::: Provided information

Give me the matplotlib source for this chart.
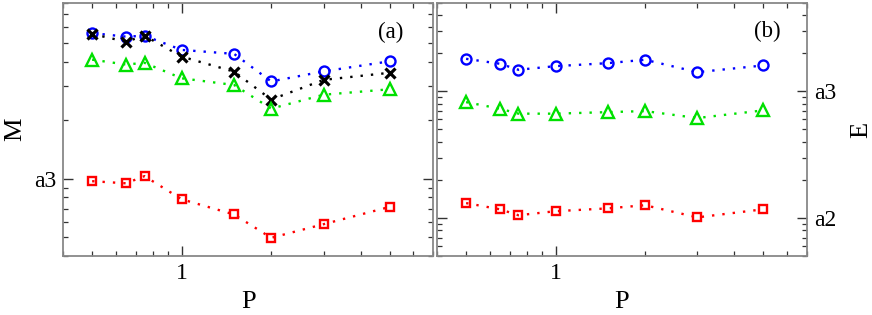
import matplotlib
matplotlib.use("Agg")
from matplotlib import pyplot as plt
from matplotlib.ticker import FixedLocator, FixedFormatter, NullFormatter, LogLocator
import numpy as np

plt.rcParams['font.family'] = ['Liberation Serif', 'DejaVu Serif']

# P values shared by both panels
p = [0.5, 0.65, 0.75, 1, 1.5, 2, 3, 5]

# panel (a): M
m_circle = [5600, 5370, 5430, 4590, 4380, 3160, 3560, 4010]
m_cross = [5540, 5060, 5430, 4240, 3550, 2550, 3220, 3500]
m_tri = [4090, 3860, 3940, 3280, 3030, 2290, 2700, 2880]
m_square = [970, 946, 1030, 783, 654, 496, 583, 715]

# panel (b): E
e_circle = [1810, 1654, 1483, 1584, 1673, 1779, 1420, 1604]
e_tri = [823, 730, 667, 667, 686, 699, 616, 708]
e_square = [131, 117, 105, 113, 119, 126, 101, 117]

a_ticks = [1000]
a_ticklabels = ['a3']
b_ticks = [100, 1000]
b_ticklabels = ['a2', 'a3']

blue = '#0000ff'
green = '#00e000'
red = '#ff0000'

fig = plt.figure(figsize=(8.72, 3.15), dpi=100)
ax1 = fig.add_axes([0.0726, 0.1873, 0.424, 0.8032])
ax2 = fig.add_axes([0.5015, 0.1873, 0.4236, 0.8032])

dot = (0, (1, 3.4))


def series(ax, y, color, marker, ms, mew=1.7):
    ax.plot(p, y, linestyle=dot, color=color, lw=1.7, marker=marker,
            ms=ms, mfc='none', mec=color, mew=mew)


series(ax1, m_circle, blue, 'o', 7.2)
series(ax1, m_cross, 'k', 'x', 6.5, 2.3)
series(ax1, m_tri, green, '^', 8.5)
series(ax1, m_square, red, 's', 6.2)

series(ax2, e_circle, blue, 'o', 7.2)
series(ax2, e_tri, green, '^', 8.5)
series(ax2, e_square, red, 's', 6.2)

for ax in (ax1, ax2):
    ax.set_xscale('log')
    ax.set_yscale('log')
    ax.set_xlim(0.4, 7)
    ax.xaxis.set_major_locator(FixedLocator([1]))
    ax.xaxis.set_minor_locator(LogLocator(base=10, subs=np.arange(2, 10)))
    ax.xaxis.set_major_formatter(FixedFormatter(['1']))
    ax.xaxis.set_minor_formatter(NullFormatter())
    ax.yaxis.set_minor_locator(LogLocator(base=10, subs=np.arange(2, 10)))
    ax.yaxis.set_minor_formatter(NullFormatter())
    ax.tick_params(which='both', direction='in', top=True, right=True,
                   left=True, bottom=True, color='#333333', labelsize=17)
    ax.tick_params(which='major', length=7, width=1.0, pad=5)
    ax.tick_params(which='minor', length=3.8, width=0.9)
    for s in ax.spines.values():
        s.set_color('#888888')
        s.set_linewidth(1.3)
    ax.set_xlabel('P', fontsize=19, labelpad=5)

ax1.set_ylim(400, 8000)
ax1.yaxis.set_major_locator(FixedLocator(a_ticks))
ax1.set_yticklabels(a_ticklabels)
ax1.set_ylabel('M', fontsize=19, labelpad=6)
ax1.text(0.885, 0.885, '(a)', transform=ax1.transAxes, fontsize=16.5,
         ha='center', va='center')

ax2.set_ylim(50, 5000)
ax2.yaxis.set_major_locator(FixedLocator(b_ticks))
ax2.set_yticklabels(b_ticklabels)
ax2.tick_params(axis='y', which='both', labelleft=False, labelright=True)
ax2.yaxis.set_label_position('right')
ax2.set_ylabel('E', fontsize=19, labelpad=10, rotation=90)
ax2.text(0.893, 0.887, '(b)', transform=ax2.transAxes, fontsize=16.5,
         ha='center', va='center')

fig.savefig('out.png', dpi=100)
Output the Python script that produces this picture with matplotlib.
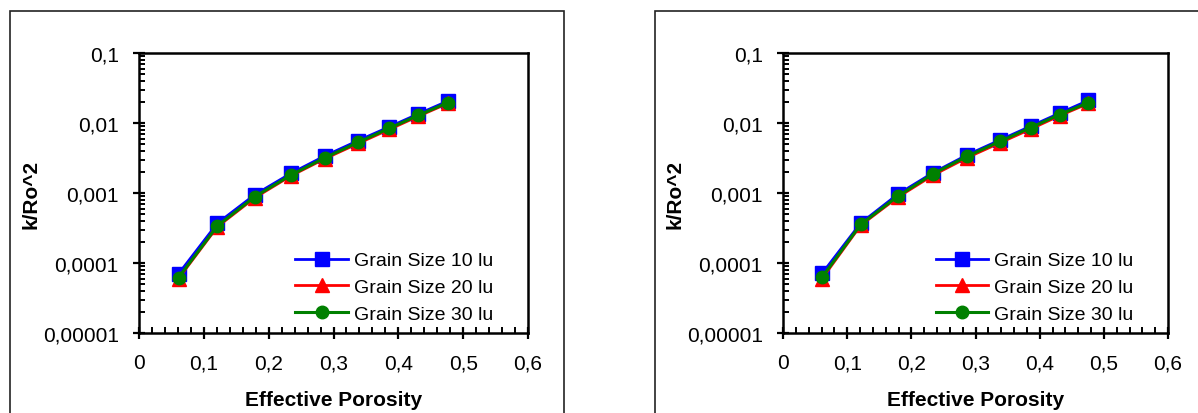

::::::

> [Instruction]: Copy every line of the data word for word, omitting the images.

> [Response to this exercise]:
Give me the matplotlib source for this chart.
import matplotlib
matplotlib.use("Agg")
from matplotlib import pyplot as plt
from matplotlib.ticker import FixedLocator, FixedFormatter, NullFormatter, LogLocator
import numpy as np

plt.rcParams['font.family'] = ['Liberation Serif', 'DejaVu Serif']

# P values shared by both panels
p = [0.5, 0.65, 0.75, 1, 1.5, 2, 3, 5]

# panel (a): M
m_circle = [5600, 5370, 5430, 4590, 4380, 3160, 3560, 4010]
m_cross = [5540, 5060, 5430, 4240, 3550, 2550, 3220, 3500]
m_tri = [4090, 3860, 3940, 3280, 3030, 2290, 2700, 2880]
m_square = [970, 946, 1030, 783, 654, 496, 583, 715]

# panel (b): E
e_circle = [1810, 1654, 1483, 1584, 1673, 1779, 1420, 1604]
e_tri = [823, 730, 667, 667, 686, 699, 616, 708]
e_square = [131, 117, 105, 113, 119, 126, 101, 117]

a_ticks = [1000]
a_ticklabels = ['a3']
b_ticks = [100, 1000]
b_ticklabels = ['a2', 'a3']

blue = '#0000ff'
green = '#00e000'
red = '#ff0000'

fig = plt.figure(figsize=(8.72, 3.15), dpi=100)
ax1 = fig.add_axes([0.0726, 0.1873, 0.424, 0.8032])
ax2 = fig.add_axes([0.5015, 0.1873, 0.4236, 0.8032])

dot = (0, (1, 3.4))


def series(ax, y, color, marker, ms, mew=1.7):
    ax.plot(p, y, linestyle=dot, color=color, lw=1.7, marker=marker,
            ms=ms, mfc='none', mec=color, mew=mew)


series(ax1, m_circle, blue, 'o', 7.2)
series(ax1, m_cross, 'k', 'x', 6.5, 2.3)
series(ax1, m_tri, green, '^', 8.5)
series(ax1, m_square, red, 's', 6.2)

series(ax2, e_circle, blue, 'o', 7.2)
series(ax2, e_tri, green, '^', 8.5)
series(ax2, e_square, red, 's', 6.2)

for ax in (ax1, ax2):
    ax.set_xscale('log')
    ax.set_yscale('log')
    ax.set_xlim(0.4, 7)
    ax.xaxis.set_major_locator(FixedLocator([1]))
    ax.xaxis.set_minor_locator(LogLocator(base=10, subs=np.arange(2, 10)))
    ax.xaxis.set_major_formatter(FixedFormatter(['1']))
    ax.xaxis.set_minor_formatter(NullFormatter())
    ax.yaxis.set_minor_locator(LogLocator(base=10, subs=np.arange(2, 10)))
    ax.yaxis.set_minor_formatter(NullFormatter())
    ax.tick_params(which='both', direction='in', top=True, right=True,
                   left=True, bottom=True, color='#333333', labelsize=17)
    ax.tick_params(which='major', length=7, width=1.0, pad=5)
    ax.tick_params(which='minor', length=3.8, width=0.9)
    for s in ax.spines.values():
        s.set_color('#888888')
        s.set_linewidth(1.3)
    ax.set_xlabel('P', fontsize=19, labelpad=5)

ax1.set_ylim(400, 8000)
ax1.yaxis.set_major_locator(FixedLocator(a_ticks))
ax1.set_yticklabels(a_ticklabels)
ax1.set_ylabel('M', fontsize=19, labelpad=6)
ax1.text(0.885, 0.885, '(a)', transform=ax1.transAxes, fontsize=16.5,
         ha='center', va='center')

ax2.set_ylim(50, 5000)
ax2.yaxis.set_major_locator(FixedLocator(b_ticks))
ax2.set_yticklabels(b_ticklabels)
ax2.tick_params(axis='y', which='both', labelleft=False, labelright=True)
ax2.yaxis.set_label_position('right')
ax2.set_ylabel('E', fontsize=19, labelpad=10, rotation=90)
ax2.text(0.893, 0.887, '(b)', transform=ax2.transAxes, fontsize=16.5,
         ha='center', va='center')

fig.savefig('out.png', dpi=100)
Output the Python script that produces this picture with matplotlib.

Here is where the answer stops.